I just completed a real nutsy reading project. All for pleasure and each book with a predictable plot and ending and yet a page turner. I read all of Stuart Woods’ Stone Barrington novels.

I read a few of the books from time to time as I saw them on the new bookshelves in my local public library. At some point, I became interested in how the character got started and developed. He is fabulously wealthy with houses in New York, Key West, Los Angeles, Maine, South of England, London and Paris with staff at each location. He drives an armored car and flies his own plane and for longer trips, he hitches a ride on a plane owned by the second-largest security company in the world, and he is a one-third owner of a very large yacht. His best friend is Dino Bacchetti, the NYC Police Commissioner, and is best of friends with the President of the U.S. and her husband who is the past president, and a very intimate friend of the Secretary of State who is now running for president and who lives in a house Stone donated to the government for the purpose of being used as the residence of the Secretary of State.
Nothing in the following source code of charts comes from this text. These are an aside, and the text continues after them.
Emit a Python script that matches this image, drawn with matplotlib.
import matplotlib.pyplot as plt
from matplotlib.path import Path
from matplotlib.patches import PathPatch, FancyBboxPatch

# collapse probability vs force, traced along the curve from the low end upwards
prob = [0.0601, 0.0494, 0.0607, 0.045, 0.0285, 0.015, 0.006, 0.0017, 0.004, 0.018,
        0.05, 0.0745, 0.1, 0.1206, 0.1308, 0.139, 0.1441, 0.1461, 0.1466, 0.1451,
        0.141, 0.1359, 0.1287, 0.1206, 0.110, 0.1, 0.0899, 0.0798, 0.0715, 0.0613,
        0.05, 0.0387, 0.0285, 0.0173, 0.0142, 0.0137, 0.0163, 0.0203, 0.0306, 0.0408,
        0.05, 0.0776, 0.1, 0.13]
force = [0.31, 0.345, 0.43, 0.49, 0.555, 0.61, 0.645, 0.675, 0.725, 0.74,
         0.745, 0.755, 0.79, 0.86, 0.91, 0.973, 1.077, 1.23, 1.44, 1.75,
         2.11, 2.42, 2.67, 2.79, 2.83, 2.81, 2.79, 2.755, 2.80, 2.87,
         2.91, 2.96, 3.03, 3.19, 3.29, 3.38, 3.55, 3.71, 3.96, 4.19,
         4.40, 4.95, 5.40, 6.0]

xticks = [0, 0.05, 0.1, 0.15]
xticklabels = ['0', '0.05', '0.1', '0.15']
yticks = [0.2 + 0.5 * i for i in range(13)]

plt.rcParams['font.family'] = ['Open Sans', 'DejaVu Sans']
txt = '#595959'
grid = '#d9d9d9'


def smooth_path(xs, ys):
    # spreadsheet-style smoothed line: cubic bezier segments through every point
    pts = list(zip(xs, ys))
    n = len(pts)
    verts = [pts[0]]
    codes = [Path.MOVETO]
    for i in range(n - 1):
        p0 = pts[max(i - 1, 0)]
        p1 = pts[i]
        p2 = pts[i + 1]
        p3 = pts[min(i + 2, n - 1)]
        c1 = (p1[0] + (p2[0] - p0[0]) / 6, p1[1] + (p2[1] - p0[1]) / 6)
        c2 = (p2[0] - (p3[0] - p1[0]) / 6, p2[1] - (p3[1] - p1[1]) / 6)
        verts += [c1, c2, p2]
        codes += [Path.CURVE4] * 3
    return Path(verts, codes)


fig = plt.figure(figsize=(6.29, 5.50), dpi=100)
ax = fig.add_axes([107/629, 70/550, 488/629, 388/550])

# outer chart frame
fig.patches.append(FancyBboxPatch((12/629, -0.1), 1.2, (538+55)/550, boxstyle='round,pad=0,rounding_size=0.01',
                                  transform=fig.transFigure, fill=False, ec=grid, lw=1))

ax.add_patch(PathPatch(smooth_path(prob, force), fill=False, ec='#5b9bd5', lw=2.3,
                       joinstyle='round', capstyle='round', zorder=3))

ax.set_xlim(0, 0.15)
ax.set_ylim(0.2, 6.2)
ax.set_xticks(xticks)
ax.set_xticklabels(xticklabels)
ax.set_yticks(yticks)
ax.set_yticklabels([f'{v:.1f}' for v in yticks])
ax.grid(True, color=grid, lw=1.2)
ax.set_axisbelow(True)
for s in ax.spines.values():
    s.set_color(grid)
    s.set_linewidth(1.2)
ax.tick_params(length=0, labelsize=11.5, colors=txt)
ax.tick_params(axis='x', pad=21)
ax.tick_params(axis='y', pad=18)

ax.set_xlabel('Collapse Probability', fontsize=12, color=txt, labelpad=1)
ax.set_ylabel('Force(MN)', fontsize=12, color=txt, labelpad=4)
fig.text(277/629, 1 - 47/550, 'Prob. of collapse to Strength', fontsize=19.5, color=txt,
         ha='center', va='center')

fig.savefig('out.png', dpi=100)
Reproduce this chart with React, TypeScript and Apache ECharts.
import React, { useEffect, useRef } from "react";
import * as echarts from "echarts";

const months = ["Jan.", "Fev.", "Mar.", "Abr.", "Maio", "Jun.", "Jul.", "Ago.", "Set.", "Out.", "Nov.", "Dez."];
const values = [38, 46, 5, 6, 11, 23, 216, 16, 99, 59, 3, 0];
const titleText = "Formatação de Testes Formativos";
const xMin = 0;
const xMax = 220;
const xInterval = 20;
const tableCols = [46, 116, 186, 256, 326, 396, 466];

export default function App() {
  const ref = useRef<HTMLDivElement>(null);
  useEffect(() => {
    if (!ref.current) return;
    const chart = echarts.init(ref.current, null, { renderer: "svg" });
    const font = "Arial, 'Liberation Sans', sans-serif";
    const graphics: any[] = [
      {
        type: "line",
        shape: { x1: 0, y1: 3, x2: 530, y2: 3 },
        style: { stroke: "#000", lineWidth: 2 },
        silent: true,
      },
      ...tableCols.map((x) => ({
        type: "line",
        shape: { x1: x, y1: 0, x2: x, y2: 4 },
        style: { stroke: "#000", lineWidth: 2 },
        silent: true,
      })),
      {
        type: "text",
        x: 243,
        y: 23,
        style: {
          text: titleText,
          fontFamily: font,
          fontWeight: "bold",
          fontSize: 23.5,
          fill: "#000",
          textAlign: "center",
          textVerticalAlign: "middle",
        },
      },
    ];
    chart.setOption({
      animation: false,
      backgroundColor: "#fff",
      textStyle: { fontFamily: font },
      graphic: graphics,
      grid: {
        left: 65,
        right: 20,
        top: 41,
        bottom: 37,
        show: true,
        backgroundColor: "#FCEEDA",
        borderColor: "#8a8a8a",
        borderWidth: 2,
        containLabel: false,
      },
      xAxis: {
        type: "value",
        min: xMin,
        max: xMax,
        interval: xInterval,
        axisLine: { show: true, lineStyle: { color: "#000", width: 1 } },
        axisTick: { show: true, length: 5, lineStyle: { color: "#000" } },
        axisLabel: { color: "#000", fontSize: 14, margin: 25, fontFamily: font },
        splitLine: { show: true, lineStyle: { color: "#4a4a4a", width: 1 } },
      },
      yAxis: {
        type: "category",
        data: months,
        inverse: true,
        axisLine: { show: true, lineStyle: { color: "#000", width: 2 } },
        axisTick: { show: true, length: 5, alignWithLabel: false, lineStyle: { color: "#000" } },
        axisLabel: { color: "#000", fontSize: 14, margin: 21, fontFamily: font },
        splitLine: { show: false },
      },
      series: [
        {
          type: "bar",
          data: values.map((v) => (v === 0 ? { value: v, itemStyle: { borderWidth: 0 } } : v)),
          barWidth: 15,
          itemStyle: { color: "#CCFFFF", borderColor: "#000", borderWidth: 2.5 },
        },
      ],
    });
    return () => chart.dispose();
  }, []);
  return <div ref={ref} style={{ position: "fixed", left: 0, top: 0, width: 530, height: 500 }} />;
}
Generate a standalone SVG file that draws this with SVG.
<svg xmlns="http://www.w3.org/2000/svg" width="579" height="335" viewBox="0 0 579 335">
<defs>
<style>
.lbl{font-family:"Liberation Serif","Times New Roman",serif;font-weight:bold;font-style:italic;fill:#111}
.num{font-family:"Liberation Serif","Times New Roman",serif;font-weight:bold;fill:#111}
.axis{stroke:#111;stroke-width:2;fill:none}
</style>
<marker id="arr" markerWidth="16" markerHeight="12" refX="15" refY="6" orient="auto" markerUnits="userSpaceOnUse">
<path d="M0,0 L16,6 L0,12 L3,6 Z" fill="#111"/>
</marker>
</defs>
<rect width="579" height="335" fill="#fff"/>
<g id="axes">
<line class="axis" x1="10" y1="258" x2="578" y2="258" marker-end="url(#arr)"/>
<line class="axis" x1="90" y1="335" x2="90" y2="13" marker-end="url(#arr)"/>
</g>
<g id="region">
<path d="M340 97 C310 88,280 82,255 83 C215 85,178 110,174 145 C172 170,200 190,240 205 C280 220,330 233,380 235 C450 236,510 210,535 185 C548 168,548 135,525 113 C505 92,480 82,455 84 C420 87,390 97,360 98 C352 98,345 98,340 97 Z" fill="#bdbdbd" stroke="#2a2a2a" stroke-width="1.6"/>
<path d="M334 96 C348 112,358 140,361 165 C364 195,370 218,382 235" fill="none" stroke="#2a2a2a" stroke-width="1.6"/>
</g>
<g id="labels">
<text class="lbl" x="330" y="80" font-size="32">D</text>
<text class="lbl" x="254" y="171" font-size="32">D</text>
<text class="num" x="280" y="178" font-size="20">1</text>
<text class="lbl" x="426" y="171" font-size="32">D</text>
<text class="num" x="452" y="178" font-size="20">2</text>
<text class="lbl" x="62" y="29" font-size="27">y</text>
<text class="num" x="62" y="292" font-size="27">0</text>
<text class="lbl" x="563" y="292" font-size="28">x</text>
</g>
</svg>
He is friends with the head of the CIA who uses him on-demand as a special paid consultant, the head of British MI6 who is also his neighbor in England, and the richest man in France (the French Warren Buffett). He is a part-owner of a chain of hotels and a movie studio that his son and Dino’s son work at and practically run. He has a mysterious friend, with multiple identities, that was a former CIA agent that went rogue and for which Stone arranged for a sealed presidential pardon and who seems to be able to accomplish anything that needs to be done off the grid including murder. He has another friend that is a retired CIA operator that is a neighbor in Maine and who is always able to help Stone in a pinch.

He is also a partner in one of NYC’s premier law firms. Previously he was a police detective for 15 years who had to leave the force with a disability pension and since he had graduated law school before becoming a cop, he then took and passed the bar exam and became of counsel to the law firm that he is now a partner in. His protégé is a senior partner who seems to get every legal matter that needs to get done, done, and quickly, and who was a former goof-off. Stone has contacts everywhere that can get anything done but is very careful to not do anything that violates his legal oath and he is meticulous about paying his income taxes. His mother was a famous artist with paintings hanging in the Metropolitan Museum of Art, but he started out poor. His deceased wife inherited a fortune from her husband and was killed by a jealous lover soon after she married Stone and she left everything to Stone and her son with Stone the son’s trustee. She conceived her child days before her first marriage and Stone found out he was the father a while after her husband died and the son was about sixteen.

There is a lot more, but the bottom line is that the over 50 books were all great quick escape reading for me, were page-turners and something that I do not have to remember or take seriously. I finally caught up with all the Stone Barrington, Teddy Fay, and Herbie Fisher books and at some point, I’ll read the Ed Eagle, Holly Barker and Will Lee books, all of whom wander in and out of Stone’s life as the situation warrants.
Stone is an ageless central character, along with Dino and some others but his son who was born when Stone was about 40 has to be around 30 making Stone at least 70 but Stone still acts like he is still 40 – he certainly cannot do everything he does and be 70, at least the sexual activities. He beds every unmarried woman and many that are in the process of a divorce that just quite isn’t completed yet that he meets and somehow gets dumped by all of them while remaining friends with them. Stone is a clothes horse, a wine snob, has “tables” at his favorite restaurants and a consummate insider who remains under the publicity radar. This is fantasy at its finest but the characters are all mortal and look like anyone else and do not have superpowers except when the fantasy part kicks in. Oh, I should mention that the bad guys always want revenge and all end up dead providing each story with a happy ending. Each book has short summaries of Stone’s essential information worked into the thread of the story so you can read almost any book and follow the action and do not need to start with the earlier books.

Stuart Woods certainly has a good imagination to think up fifty versions of the same story while “living” out his fantasies or simply telling about his own jet-setting life. Either way, I found them all page-turners and am eagerly anticipating the next volume.

The beauty of this “project” is that I haven’t had to buy a single book. I took them all out of my local public library and the ones they did not have I requested through the library’s consortium of 30 other libraries they are part of. If you don’t regularly use your public library, you should.